What you need to do >> Your task is to output the listing word for word, with pictures excluded.

Data excerpt >>
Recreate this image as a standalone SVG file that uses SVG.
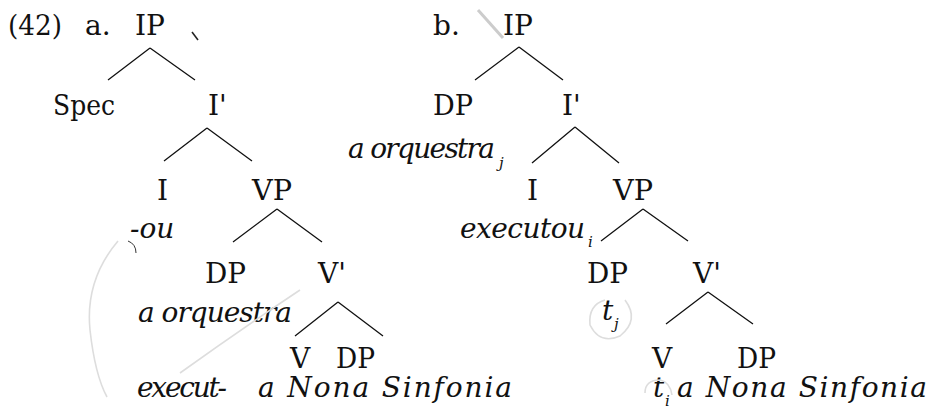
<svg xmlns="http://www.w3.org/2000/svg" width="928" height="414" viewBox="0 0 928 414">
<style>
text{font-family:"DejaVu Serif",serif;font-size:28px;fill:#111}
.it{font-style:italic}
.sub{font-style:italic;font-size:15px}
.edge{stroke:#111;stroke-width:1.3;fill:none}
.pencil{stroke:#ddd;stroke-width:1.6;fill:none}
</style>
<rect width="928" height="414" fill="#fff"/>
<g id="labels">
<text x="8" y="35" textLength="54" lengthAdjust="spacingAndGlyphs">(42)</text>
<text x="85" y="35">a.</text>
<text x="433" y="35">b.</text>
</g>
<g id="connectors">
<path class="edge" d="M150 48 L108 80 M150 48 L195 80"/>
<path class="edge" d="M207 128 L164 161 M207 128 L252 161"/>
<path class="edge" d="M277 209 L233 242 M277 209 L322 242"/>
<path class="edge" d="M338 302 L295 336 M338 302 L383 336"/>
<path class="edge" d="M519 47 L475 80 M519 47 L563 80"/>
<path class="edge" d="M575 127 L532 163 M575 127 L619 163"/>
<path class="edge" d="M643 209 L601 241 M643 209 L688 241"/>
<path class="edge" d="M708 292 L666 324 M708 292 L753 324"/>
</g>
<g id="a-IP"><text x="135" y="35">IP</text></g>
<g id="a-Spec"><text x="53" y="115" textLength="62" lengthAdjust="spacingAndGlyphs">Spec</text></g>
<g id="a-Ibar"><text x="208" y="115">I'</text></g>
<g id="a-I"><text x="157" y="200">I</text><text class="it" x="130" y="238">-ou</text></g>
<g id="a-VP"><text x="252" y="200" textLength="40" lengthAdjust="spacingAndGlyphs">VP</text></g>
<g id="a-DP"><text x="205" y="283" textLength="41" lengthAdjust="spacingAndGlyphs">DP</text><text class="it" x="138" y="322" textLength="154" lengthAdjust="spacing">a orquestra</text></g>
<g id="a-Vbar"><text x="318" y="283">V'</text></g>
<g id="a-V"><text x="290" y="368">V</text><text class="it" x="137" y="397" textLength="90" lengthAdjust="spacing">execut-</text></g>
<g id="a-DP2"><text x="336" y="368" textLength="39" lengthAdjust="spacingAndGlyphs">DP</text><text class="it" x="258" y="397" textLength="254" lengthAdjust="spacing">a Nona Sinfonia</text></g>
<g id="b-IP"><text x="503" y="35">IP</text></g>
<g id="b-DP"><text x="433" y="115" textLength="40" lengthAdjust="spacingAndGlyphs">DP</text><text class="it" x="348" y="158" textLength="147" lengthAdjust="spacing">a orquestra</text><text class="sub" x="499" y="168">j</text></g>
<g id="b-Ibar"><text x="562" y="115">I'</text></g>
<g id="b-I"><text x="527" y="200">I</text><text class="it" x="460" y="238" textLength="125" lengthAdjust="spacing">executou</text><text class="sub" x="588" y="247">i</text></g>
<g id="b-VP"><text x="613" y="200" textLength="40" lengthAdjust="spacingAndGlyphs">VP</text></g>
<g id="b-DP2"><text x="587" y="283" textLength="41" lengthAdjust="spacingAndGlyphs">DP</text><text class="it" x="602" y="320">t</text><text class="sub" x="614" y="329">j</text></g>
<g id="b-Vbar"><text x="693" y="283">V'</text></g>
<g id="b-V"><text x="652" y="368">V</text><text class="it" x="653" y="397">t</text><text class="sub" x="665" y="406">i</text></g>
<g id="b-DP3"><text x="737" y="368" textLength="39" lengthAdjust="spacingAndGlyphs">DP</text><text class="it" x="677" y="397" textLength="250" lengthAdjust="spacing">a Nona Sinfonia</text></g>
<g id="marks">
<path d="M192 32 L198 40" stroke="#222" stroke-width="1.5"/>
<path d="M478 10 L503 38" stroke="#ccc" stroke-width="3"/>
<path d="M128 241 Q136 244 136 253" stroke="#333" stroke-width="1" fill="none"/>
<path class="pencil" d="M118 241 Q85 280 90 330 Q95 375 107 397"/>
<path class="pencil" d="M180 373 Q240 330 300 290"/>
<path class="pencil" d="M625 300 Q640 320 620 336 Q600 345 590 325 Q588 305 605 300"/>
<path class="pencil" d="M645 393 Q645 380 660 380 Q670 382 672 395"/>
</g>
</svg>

Written answer >>
Recreate this image as a standalone SVG file that uses SVG.
<svg xmlns="http://www.w3.org/2000/svg" width="928" height="414" viewBox="0 0 928 414">
<style>
text{font-family:"DejaVu Serif",serif;font-size:28px;fill:#111}
.it{font-style:italic}
.sub{font-style:italic;font-size:15px}
.edge{stroke:#111;stroke-width:1.3;fill:none}
.pencil{stroke:#ddd;stroke-width:1.6;fill:none}
</style>
<rect width="928" height="414" fill="#fff"/>
<g id="labels">
<text x="8" y="35" textLength="54" lengthAdjust="spacingAndGlyphs">(42)</text>
<text x="85" y="35">a.</text>
<text x="433" y="35">b.</text>
</g>
<g id="connectors">
<path class="edge" d="M150 48 L108 80 M150 48 L195 80"/>
<path class="edge" d="M207 128 L164 161 M207 128 L252 161"/>
<path class="edge" d="M277 209 L233 242 M277 209 L322 242"/>
<path class="edge" d="M338 302 L295 336 M338 302 L383 336"/>
<path class="edge" d="M519 47 L475 80 M519 47 L563 80"/>
<path class="edge" d="M575 127 L532 163 M575 127 L619 163"/>
<path class="edge" d="M643 209 L601 241 M643 209 L688 241"/>
<path class="edge" d="M708 292 L666 324 M708 292 L753 324"/>
</g>
<g id="a-IP"><text x="135" y="35">IP</text></g>
<g id="a-Spec"><text x="53" y="115" textLength="62" lengthAdjust="spacingAndGlyphs">Spec</text></g>
<g id="a-Ibar"><text x="208" y="115">I'</text></g>
<g id="a-I"><text x="157" y="200">I</text><text class="it" x="130" y="238">-ou</text></g>
<g id="a-VP"><text x="252" y="200" textLength="40" lengthAdjust="spacingAndGlyphs">VP</text></g>
<g id="a-DP"><text x="205" y="283" textLength="41" lengthAdjust="spacingAndGlyphs">DP</text><text class="it" x="138" y="322" textLength="154" lengthAdjust="spacing">a orquestra</text></g>
<g id="a-Vbar"><text x="318" y="283">V'</text></g>
<g id="a-V"><text x="290" y="368">V</text><text class="it" x="137" y="397" textLength="90" lengthAdjust="spacing">execut-</text></g>
<g id="a-DP2"><text x="336" y="368" textLength="39" lengthAdjust="spacingAndGlyphs">DP</text><text class="it" x="258" y="397" textLength="254" lengthAdjust="spacing">a Nona Sinfonia</text></g>
<g id="b-IP"><text x="503" y="35">IP</text></g>
<g id="b-DP"><text x="433" y="115" textLength="40" lengthAdjust="spacingAndGlyphs">DP</text><text class="it" x="348" y="158" textLength="147" lengthAdjust="spacing">a orquestra</text><text class="sub" x="499" y="168">j</text></g>
<g id="b-Ibar"><text x="562" y="115">I'</text></g>
<g id="b-I"><text x="527" y="200">I</text><text class="it" x="460" y="238" textLength="125" lengthAdjust="spacing">executou</text><text class="sub" x="588" y="247">i</text></g>
<g id="b-VP"><text x="613" y="200" textLength="40" lengthAdjust="spacingAndGlyphs">VP</text></g>
<g id="b-DP2"><text x="587" y="283" textLength="41" lengthAdjust="spacingAndGlyphs">DP</text><text class="it" x="602" y="320">t</text><text class="sub" x="614" y="329">j</text></g>
<g id="b-Vbar"><text x="693" y="283">V'</text></g>
<g id="b-V"><text x="652" y="368">V</text><text class="it" x="653" y="397">t</text><text class="sub" x="665" y="406">i</text></g>
<g id="b-DP3"><text x="737" y="368" textLength="39" lengthAdjust="spacingAndGlyphs">DP</text><text class="it" x="677" y="397" textLength="250" lengthAdjust="spacing">a Nona Sinfonia</text></g>
<g id="marks">
<path d="M192 32 L198 40" stroke="#222" stroke-width="1.5"/>
<path d="M478 10 L503 38" stroke="#ccc" stroke-width="3"/>
<path d="M128 241 Q136 244 136 253" stroke="#333" stroke-width="1" fill="none"/>
<path class="pencil" d="M118 241 Q85 280 90 330 Q95 375 107 397"/>
<path class="pencil" d="M180 373 Q240 330 300 290"/>
<path class="pencil" d="M625 300 Q640 320 620 336 Q600 345 590 325 Q588 305 605 300"/>
<path class="pencil" d="M645 393 Q645 380 660 380 Q670 382 672 395"/>
</g>
</svg>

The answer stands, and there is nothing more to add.